+++ Provided material +++

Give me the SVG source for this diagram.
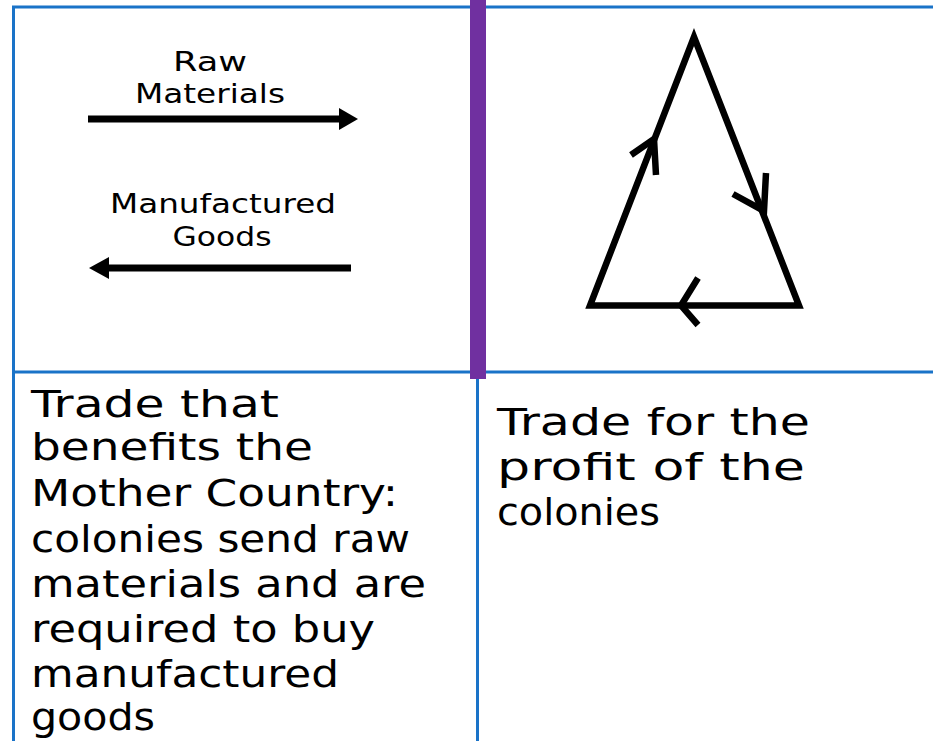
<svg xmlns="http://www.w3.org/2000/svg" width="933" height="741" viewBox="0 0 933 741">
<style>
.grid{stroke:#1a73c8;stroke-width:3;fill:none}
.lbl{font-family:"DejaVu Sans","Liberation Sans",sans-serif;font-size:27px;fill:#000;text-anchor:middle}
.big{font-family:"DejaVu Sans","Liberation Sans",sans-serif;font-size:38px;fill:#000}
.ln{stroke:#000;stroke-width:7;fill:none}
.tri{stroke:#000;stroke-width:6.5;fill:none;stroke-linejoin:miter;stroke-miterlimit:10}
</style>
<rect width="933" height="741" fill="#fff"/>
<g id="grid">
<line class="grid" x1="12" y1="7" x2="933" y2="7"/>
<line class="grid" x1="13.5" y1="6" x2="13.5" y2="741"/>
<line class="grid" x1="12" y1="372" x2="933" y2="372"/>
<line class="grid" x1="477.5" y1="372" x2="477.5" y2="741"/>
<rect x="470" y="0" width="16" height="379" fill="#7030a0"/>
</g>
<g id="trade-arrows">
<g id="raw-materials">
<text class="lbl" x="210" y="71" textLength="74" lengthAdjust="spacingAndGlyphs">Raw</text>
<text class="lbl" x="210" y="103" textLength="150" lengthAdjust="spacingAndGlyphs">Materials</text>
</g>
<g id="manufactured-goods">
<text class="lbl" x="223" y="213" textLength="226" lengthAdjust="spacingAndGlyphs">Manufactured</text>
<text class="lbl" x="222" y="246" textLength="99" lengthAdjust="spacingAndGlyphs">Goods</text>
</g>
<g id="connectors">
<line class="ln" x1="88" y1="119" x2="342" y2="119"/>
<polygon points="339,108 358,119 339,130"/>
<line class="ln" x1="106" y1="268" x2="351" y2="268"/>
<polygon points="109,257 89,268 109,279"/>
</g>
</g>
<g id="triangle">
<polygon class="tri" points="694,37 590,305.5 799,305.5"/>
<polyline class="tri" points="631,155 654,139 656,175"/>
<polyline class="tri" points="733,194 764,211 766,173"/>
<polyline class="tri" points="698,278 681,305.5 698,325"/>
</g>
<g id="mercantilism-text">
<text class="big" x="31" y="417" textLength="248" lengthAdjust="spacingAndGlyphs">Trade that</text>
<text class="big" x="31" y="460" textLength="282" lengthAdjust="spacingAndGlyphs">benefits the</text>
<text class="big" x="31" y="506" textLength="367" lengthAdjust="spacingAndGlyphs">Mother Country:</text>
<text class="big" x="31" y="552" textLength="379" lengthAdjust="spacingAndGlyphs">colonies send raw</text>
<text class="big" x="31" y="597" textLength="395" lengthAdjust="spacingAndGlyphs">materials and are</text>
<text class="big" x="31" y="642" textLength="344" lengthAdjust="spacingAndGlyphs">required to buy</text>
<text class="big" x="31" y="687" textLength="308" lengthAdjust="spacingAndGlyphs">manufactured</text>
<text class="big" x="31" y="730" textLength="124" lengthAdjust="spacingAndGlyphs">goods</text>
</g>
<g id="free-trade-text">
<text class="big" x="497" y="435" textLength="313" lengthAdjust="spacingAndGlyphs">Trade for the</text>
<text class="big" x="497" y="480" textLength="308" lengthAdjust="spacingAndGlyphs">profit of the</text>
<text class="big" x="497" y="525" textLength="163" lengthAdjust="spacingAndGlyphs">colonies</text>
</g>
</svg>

+++

Exercise: Working from the lines above, reproduce the material exactly and exclude its pictures.

Solution for this exercise:
Give me the SVG source for this diagram.
<svg xmlns="http://www.w3.org/2000/svg" width="933" height="741" viewBox="0 0 933 741">
<style>
.grid{stroke:#1a73c8;stroke-width:3;fill:none}
.lbl{font-family:"DejaVu Sans","Liberation Sans",sans-serif;font-size:27px;fill:#000;text-anchor:middle}
.big{font-family:"DejaVu Sans","Liberation Sans",sans-serif;font-size:38px;fill:#000}
.ln{stroke:#000;stroke-width:7;fill:none}
.tri{stroke:#000;stroke-width:6.5;fill:none;stroke-linejoin:miter;stroke-miterlimit:10}
</style>
<rect width="933" height="741" fill="#fff"/>
<g id="grid">
<line class="grid" x1="12" y1="7" x2="933" y2="7"/>
<line class="grid" x1="13.5" y1="6" x2="13.5" y2="741"/>
<line class="grid" x1="12" y1="372" x2="933" y2="372"/>
<line class="grid" x1="477.5" y1="372" x2="477.5" y2="741"/>
<rect x="470" y="0" width="16" height="379" fill="#7030a0"/>
</g>
<g id="trade-arrows">
<g id="raw-materials">
<text class="lbl" x="210" y="71" textLength="74" lengthAdjust="spacingAndGlyphs">Raw</text>
<text class="lbl" x="210" y="103" textLength="150" lengthAdjust="spacingAndGlyphs">Materials</text>
</g>
<g id="manufactured-goods">
<text class="lbl" x="223" y="213" textLength="226" lengthAdjust="spacingAndGlyphs">Manufactured</text>
<text class="lbl" x="222" y="246" textLength="99" lengthAdjust="spacingAndGlyphs">Goods</text>
</g>
<g id="connectors">
<line class="ln" x1="88" y1="119" x2="342" y2="119"/>
<polygon points="339,108 358,119 339,130"/>
<line class="ln" x1="106" y1="268" x2="351" y2="268"/>
<polygon points="109,257 89,268 109,279"/>
</g>
</g>
<g id="triangle">
<polygon class="tri" points="694,37 590,305.5 799,305.5"/>
<polyline class="tri" points="631,155 654,139 656,175"/>
<polyline class="tri" points="733,194 764,211 766,173"/>
<polyline class="tri" points="698,278 681,305.5 698,325"/>
</g>
<g id="mercantilism-text">
<text class="big" x="31" y="417" textLength="248" lengthAdjust="spacingAndGlyphs">Trade that</text>
<text class="big" x="31" y="460" textLength="282" lengthAdjust="spacingAndGlyphs">benefits the</text>
<text class="big" x="31" y="506" textLength="367" lengthAdjust="spacingAndGlyphs">Mother Country:</text>
<text class="big" x="31" y="552" textLength="379" lengthAdjust="spacingAndGlyphs">colonies send raw</text>
<text class="big" x="31" y="597" textLength="395" lengthAdjust="spacingAndGlyphs">materials and are</text>
<text class="big" x="31" y="642" textLength="344" lengthAdjust="spacingAndGlyphs">required to buy</text>
<text class="big" x="31" y="687" textLength="308" lengthAdjust="spacingAndGlyphs">manufactured</text>
<text class="big" x="31" y="730" textLength="124" lengthAdjust="spacingAndGlyphs">goods</text>
</g>
<g id="free-trade-text">
<text class="big" x="497" y="435" textLength="313" lengthAdjust="spacingAndGlyphs">Trade for the</text>
<text class="big" x="497" y="480" textLength="308" lengthAdjust="spacingAndGlyphs">profit of the</text>
<text class="big" x="497" y="525" textLength="163" lengthAdjust="spacingAndGlyphs">colonies</text>
</g>
</svg>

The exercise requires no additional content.